To add some color to my blog.  These are the tulips i planted. 

139.1

So Norlita had this great plan thanksgiving of 2009. Norlita equals Mom.  Our relatives from Laredo were visiting.  Denise, the eldest of Ate' Ena's children is graduating from highschool in May of 2010.  Mom loves to inform us of how "FAT" we are.   That is just who she is.  So after dinner one evening she said "Whoever can lose the most weight by Denise's graduation will get $500.00!"  $500.00 you say!!! Did i hear that right!  Well heck ya! I AM IN!  We all weighed in.

When i got married i weighed 112 1bs.  When i started at MD Anderson i weighed about 115-120. Thanksgiving of 2009 i weighed ONE HUNDRED AND FIFTY POUNDS.

My plan:

1. Enrolled at LA Fitness.   First week of January Mike and I were at the gym.  It was grueling. grueling. gruuuuuueling. 
2. Over some tamales, kolaches, and christmas cookies some coworkers and i decided to do the biggest loser in our work place.  We started January 11 and our Finale is April 12, 2010.
3.  Train for my first half marathon.  San Antonio has one in November.  Let's hope for that.

I have lost some weight, and it is not easy once your 30 to lose the weight.  I don't plan to make myself miserable by dieting.  I just want to Be healthy, feel good, and stay healthy.  It's been 3 months since mom's challenge and i'm down 10lbs and i can see it and it FEELS GOOD!
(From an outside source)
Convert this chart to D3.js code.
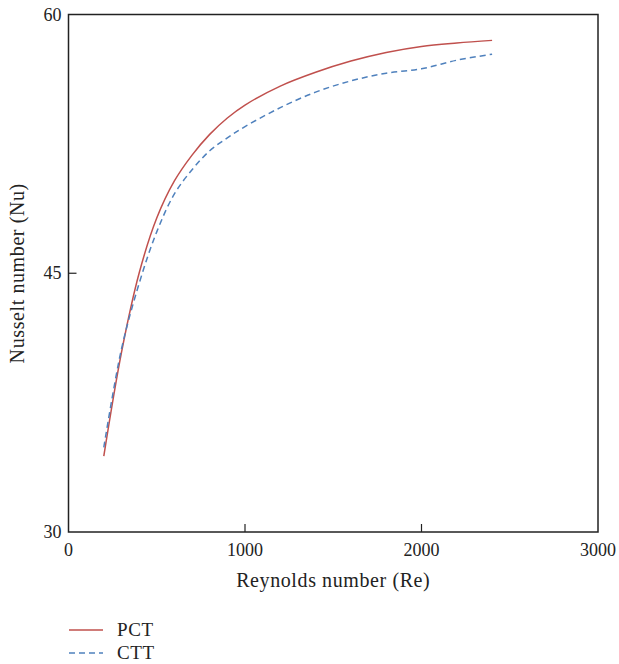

so here i am at 139.1. I am damn proud of myself.  it makes me feel great.

Sunday, March 21, 2010

headache

i have this room in my house.  i call it my office "slash" craft room and today i shall add "slash" junk room.  i have a headache.  It burns.  i don't know if its the room or the more i try to sort through the mounds of paper i realized how much i like to save EVERYTHING!!! or i say to myself, i should keep this, i could make something out of this one day.  i don't know what, but someday it will become something special. and then i say to myself where will i put it. i need to create a box for all the different ideas and things i'd like to create.  for those who may not know me.  i take up all 4 rooms in my house.  clothes in room one, shoes and purses in room 2, crafts etc in room 3, and my married life with mike leong in room four.  and i dream that one day i'd love to move to the big city, something like Manhattan and have a small apartment. mike leong wakes me from that dream. why? i would have no where to put my junk.  i would probably learn how to organize myself in small spaces, which i think would be GREAT!! and FUN.  but he disagrees.  at work, i'm organized and clean but in room 3-CHAOS!!!  Did i tell you that i had a headache? now it feels like someone took there feet and stomped on my noodles. ouch.  at least i can see the floor.